The false, unbiblical theology which states that all of God’s will is not accomplished places humanity at the center of things and involves facts which are not created facts. Since, in this view, the creature is taken to possess enough power to overcome the will of God; there are some facts which God has not created. These are facts God has no control over. These are facts which exist apart from God. For example, if evil does not come about in accordance with the will of God, then it exists only because humanity or some other creature has willed that it exist apart from God’s will. Evil is falsely believed to be out of the control of God. The will of the creature trumps that of its Creator. The pot has overpowered the Potter. Some attempt to weasel their way out of this absurdity by submitting that only the possibility of evil is according to the will of God. However, this still places evil in God’s plan, a conclusion which runs counter to the claims of those who wrongfully think we possess the ability to resist the sovereign will of God.

Evil, like everything else, comes about according to the will of God. (Ephesians 1.11) That humanity should do evil has always been a part of God’s plan. (e.g. Acts 4.27-28) God is not Himself evil, nor does He Himself actually perform evil, but rather has planned that evil occur. In fact, everything which occurs does so according to God’s plan! (Isaiah 46.10) This includes conversion. (Ephesians 1.4) Every person who is converted to Christ is converted according to the will of God. (2 Thessalonians 2.13)

Both the fact of evil and the fact of conversion are facts created and hence controlled by God. If it were any other way, then we could not know anything, for there would be facts which exist independent of God. If there were even one fact which might be known apart from God, then there is no reason to suppose that it could not be the same for other facts. Therefore the current infatuation with the idea of a weak and pathetic god who is subject to the will of his own creatures is fatal to our epistemological endeavors.

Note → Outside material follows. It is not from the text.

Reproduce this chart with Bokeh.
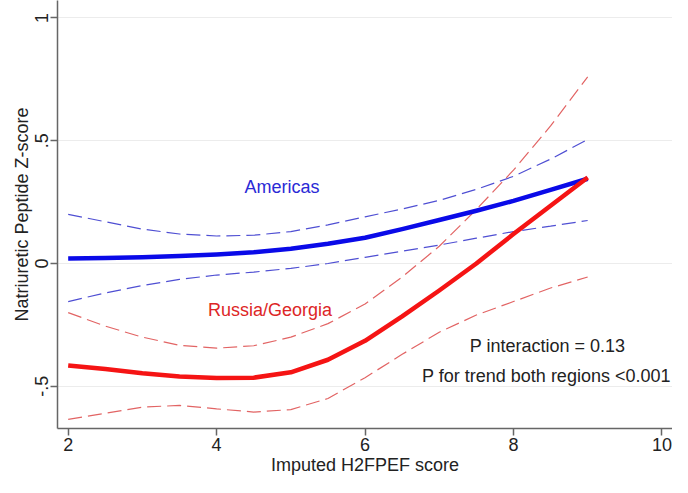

Everything is rendered unintelligible through this false conception of God due to its inherent inconsistency with the idea of facts deriving their meaning from God. No fact can exist or be known apart from God. Thus a theology which rejects the complete sovereignty of God is wholly inadequate to deal with the challenges of worldly philosophy and is incompatible with presuppositional apologetics.

1 comment:

Anonymous said...

Christopher! :)
I bet I know why you wrote this post!!! ;)
Again, great post! And so true!
And yet again, I understood it all, and it really didn't take as long to read as I thought! :)
And it is so true that God's will can not be frustrated.